Do this |
Print nothing but the lines from the start of the listing below through the line that contains "plt.rcParams['lines.scale_dashes'] = False". Do not include the pictures.

Supplied material |
++++

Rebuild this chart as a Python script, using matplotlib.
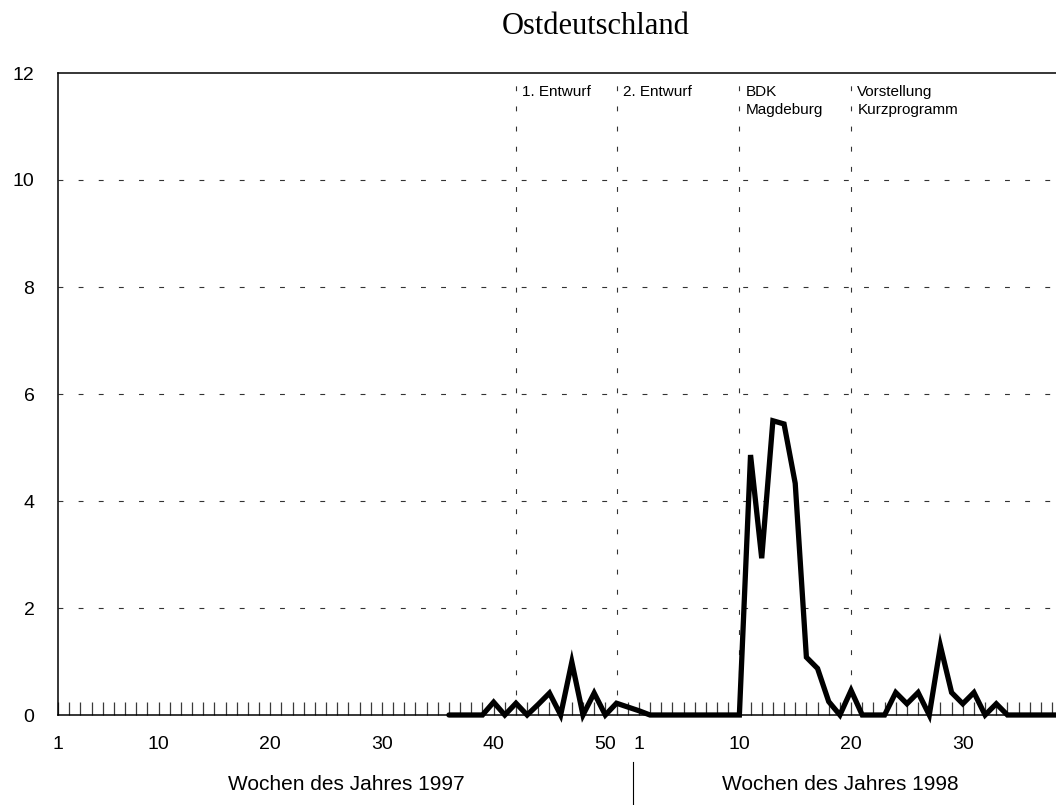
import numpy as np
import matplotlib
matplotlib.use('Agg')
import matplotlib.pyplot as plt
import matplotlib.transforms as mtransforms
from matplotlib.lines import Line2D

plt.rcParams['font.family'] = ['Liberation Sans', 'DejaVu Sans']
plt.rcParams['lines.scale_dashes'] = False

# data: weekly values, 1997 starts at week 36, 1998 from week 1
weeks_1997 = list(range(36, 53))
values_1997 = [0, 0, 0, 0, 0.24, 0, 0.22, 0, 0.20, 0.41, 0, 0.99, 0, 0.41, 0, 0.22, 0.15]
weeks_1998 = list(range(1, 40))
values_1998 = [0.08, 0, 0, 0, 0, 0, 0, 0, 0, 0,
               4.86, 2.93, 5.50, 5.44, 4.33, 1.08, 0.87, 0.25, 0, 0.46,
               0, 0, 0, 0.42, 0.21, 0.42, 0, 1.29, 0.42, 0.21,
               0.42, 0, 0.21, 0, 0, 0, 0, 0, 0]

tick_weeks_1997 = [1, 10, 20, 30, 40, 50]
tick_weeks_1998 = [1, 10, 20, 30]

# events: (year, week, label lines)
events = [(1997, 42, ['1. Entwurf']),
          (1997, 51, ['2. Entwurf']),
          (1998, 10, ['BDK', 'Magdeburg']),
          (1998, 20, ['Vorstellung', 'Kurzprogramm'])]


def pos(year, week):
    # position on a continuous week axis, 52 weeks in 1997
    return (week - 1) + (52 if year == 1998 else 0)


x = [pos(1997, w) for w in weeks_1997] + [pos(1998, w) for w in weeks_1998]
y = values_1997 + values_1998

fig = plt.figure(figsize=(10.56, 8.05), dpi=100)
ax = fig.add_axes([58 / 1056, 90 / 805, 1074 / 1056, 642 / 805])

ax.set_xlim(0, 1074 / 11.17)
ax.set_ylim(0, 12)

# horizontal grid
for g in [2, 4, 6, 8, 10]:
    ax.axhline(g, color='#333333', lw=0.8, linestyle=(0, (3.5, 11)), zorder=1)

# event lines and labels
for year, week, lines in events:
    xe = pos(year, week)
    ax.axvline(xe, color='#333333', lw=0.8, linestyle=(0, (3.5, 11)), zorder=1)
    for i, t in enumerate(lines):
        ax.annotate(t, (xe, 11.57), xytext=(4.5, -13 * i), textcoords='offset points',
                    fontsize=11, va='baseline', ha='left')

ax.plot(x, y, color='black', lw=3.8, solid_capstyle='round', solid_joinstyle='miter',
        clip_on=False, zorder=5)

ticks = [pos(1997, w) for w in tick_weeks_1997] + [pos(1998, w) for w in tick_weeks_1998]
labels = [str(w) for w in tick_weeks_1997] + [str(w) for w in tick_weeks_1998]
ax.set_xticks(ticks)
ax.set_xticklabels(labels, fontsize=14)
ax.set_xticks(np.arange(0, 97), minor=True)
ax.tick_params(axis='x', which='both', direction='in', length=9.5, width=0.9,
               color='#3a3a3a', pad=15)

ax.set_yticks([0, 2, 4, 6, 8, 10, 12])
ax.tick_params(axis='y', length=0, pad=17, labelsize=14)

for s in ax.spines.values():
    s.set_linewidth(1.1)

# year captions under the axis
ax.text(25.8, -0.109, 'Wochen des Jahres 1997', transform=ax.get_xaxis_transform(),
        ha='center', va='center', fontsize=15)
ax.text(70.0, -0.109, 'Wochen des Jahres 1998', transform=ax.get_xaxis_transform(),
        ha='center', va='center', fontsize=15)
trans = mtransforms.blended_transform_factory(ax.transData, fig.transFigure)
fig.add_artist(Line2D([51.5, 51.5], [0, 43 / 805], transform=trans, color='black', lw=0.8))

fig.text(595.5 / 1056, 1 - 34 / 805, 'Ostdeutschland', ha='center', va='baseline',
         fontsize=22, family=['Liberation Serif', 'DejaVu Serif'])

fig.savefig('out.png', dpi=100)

++++

Output below |
Rebuild this chart as a Python script, using matplotlib.
import numpy as np
import matplotlib
matplotlib.use('Agg')
import matplotlib.pyplot as plt
import matplotlib.transforms as mtransforms
from matplotlib.lines import Line2D

plt.rcParams['font.family'] = ['Liberation Sans', 'DejaVu Sans']
plt.rcParams['lines.scale_dashes'] = False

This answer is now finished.